Students use a math rule discovered by Johannes Kepler to predict how fast a planet or moon moves along its orbit and how long its trip around the sun takes.

Students compare the ages of ocean-floor rocks and continental rocks, then use plate tectonics to explain why. Oceanic crust sinks back into the Earth at plate boundaries and gets replaced; continental crust stays on the surface far longer.

Students use rock samples, meteorites, and the surfaces of other planets as evidence to piece together how Earth formed and what its earliest history looked like.

Students build a diagram or model showing how volcanoes, earthquakes, and erosion slowly shape continents and the ocean floor.

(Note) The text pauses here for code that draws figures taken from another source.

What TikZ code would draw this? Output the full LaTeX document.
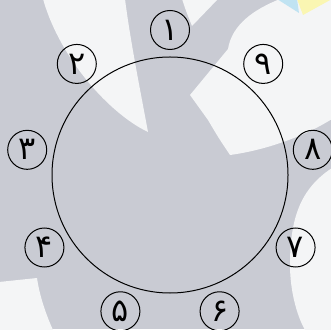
\documentclass[tikz,border=0pt]{standalone}
\usepackage{fontspec}
\usepackage{tikz}

\newfontfamily\persianfont[Script=Arabic]{DejaVu Sans}
\definecolor{bggrey}{RGB}{201,203,211}
\definecolor{bgwhite}{RGB}{244,245,246}
\definecolor{gemyellow}{RGB}{250,246,178}
\definecolor{gemblue}{RGB}{192,227,242}

\begin{document}
\begin{tikzpicture}[x=1pt, y=1pt,
    ringline/.style={draw, circle, line width=1pt, inner sep=0pt},
    digitcircle/.style={ringline, minimum size=39pt, font=\persianfont\fontsize{32}{34}\selectfont}]

\useasboundingbox (0,0) rectangle (331,329);
\clip (0,0) rectangle (331,329);

% ---- Background (grey with white sweeps) ----
            \fill[bggrey] (0,0) rectangle (331,329);
            \fill[bgwhite] (43,330) .. controls (60,270) and (110,215) .. (148,197)
                .. controls (140,240) and (130,290) .. (125,330) -- cycle;
            \fill[bgwhite] (182,330) .. controls (186,318) .. (192,303) -- (218,330) -- cycle;
            \fill[bgwhite] (280,330) .. controls (255,320) and (232,305) .. (228,280)
                -- (190,234) -- (208,209) .. controls (218,192) .. (230,174)
                .. controls (260,178) and (300,190) .. (332,210) -- (332,330) -- cycle;
            \fill[bgwhite] (332,161) .. controls (300,140) and (290,110) .. (290,64)
                .. controls (290,40) and (296,15) .. (305,-1) -- (332,-1) -- cycle;
            \fill[bgwhite] (-1,47) -- (37,51) .. controls (40,30) and (48,10) .. (53,-1) -- (-1,-1) -- cycle;

% ---- Corner logo ----
            \fill[gemblue] (277,330) -- (297,330) -- (299,316) -- cycle;
            \fill[gemyellow] (297,330) -- (332,330) -- (303,314) -- cycle;

% ---- Ring ----
            \node[ringline, minimum size=236pt] (ring) at (170,154) {};

% ---- Numbered circles ----
            \foreach \k/\lab in {1/۱,2/۲,3/۳,4/۴,5/۵,6/۶,7/۷,8/۸,9/۹} {
                \path (ring.center) ++({90+40*(\k-1)}:145) node[digitcircle] (d\k) {\lab};
            }

\end{tikzpicture}
\end{document}
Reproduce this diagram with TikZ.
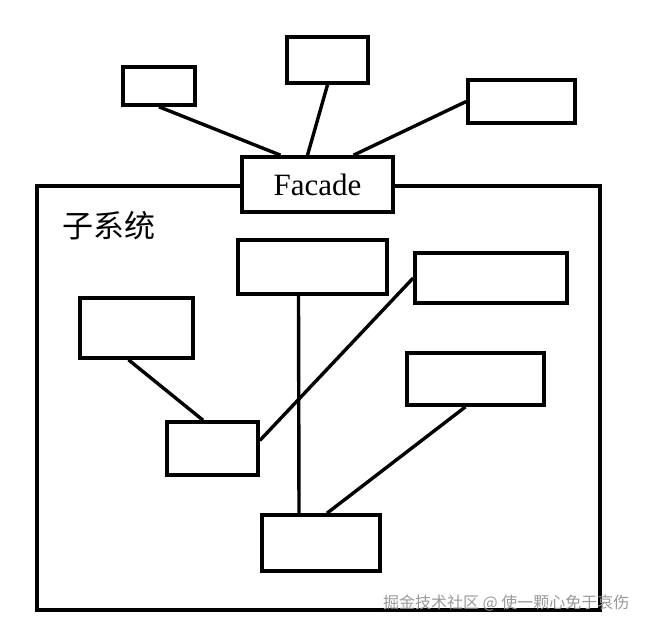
\documentclass[tikz,border=0pt]{standalone}
\usepackage{fontspec}
\setmainfont{Liberation Serif}
\newfontfamily\cjk{Noto Sans CJK SC}
\usepackage{tikz}
\usetikzlibrary{positioning,calc}

\begin{document}
\begin{tikzpicture}[
    x=1pt, y=-1pt,
    box/.style={draw, line width=3.6pt, fill=white, inner sep=0pt},
    link/.style={line width=3.4pt},
    frame/.style={draw, line width=3.6pt}
]
    \useasboundingbox (0,0) rectangle (648,629);

    % Subsystem frame
    \draw[frame] (37,186) rectangle (600,610);
    \node[font=\cjk\fontsize{31}{31}\selectfont, anchor=center] (label) at (109,226) {子系统};

    % Facade and clients
    \node[box, minimum width=151pt, minimum height=55pt, font=\fontsize{31}{31}\selectfont] (facade) at (317.5,184.5) {Facade};
    \node[box, minimum width=72pt, minimum height=38pt] (c1) at (159,86) {};
    \node[box, minimum width=81pt, minimum height=46pt] (c2) at (327.5,60) {};
    \node[box, minimum width=107pt, minimum height=43pt] (c3) at (521.5,101.5) {};
    \draw[link] (c1.south) -- ([xshift=-37pt]facade.north);
    \draw[link] (c2.south) -- ([xshift=-10pt]facade.north);
    \draw[link] (c3.west) -- ([xshift=36pt]facade.north);

    % Subsystem classes
    \node[box, minimum width=149pt, minimum height=54pt] (sA) at (312.5,267) {};
    \node[box, minimum width=152pt, minimum height=50pt] (sB) at (491,278) {};
    \node[box, minimum width=113pt, minimum height=60pt] (sC) at (136.5,328) {};
    \node[box, minimum width=137pt, minimum height=52pt] (sD) at (475.5,379) {};
    \node[box, minimum width=91pt, minimum height=53pt] (sE) at (212.5,448.5) {};
    \node[box, minimum width=118pt, minimum height=56pt] (sF) at (321,543) {};
    \draw[link] ([xshift=-14pt]sA.south) -- ([xshift=-22pt]sF.north);
    \draw[link] ([yshift=8pt]sE.east) -- (sB.west);
    \draw[link] ([xshift=-8pt]sC.south) -- ([xshift=-9.5pt]sE.north);
    \draw[link] ([xshift=-10pt]sD.south) -- ([xshift=6pt]sF.north);

    % Watermark
    \node[font=\cjk\fontsize{16}{16}\selectfont, text=gray!80, anchor=east] (watermark) at (633,603) {掘金技术社区 @ 使一颗心免于哀伤};
\end{tikzpicture}
\end{document}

Some changes take seconds; others take millions of years.

Reading real Earth data, students explain how one change on the surface, like a volcanic eruption or a flood, sets off changes in the atmosphere, ocean, or living things nearby.

Students build a model showing how heat from Earth's core drives slow loops of melted rock through the mantle. Those loops move material from deep inside Earth toward the surface and back down again.

Students use diagrams or simulations to show how changes in the energy entering or leaving Earth, such as more sunlight absorbed or more heat trapped, shift the climate over time.

Students design and run experiments to see how water shapes the ground around us, testing how it moves, soaks into soil, or wears down rock and other Earth materials.

Students build a model using real numbers to track how carbon moves between the ocean, air, rocks, and living things. The goal is to show how much carbon shifts between each part of Earth's system and why that movement matters.

Students build a written argument, using fossil and rock evidence, explaining how Earth's oceans, atmosphere, and land shaped living things over time while living things changed Earth in return.

Students look at real evidence, such as maps, data, and historical records, to explain how resource supplies, natural disasters, and shifting weather patterns have shaped where and how people live and work.

Students compare real proposals for mining or energy production, weighing what each option costs society, the environment, and local economies against what it delivers. The goal is to judge which solution makes the most sense given all three kinds of trade-offs.

Students build a computer simulation that shows how choices about natural resources, like water or land use, affect both human populations and the variety of species that share those resources.

Students look at a real-world design (a wetland filter, a wildlife corridor, a runoff barrier) and judge whether it actually reduces the damage humans caused. They may also suggest improvements to help the ecosystem recover and stay stable.

Students study real temperature records, ice core samples, and climate model outputs to predict how fast the climate is changing and what that means for sea levels, weather patterns, and ecosystems.

Students look at real examples of how farming, building, or burning fuel shifts the balance between land, water, and air, then predict what happens next. The effects can go either way, harmful or helpful.

Students pick a real-world problem (like clean water access or food waste) and spell out exactly what a good solution must do and what limits it must work within, using both numbers and plain descriptions.

Students take a messy real-world problem, like reducing food waste or improving water flow, and split it into smaller parts that are each solvable. Then they design solutions for each part.

Students pick the best solution to a real problem by weighing what matters most: cost, safety, how well it holds up, and how it affects people and the environment. Not every solution is perfect, so students explain which trade-offs are worth making.

Students run a computer simulation to test how a proposed solution to a real-world problem holds up when multiple requirements and trade-offs are in play. The simulation shows how changes in one part of a system ripple through the rest.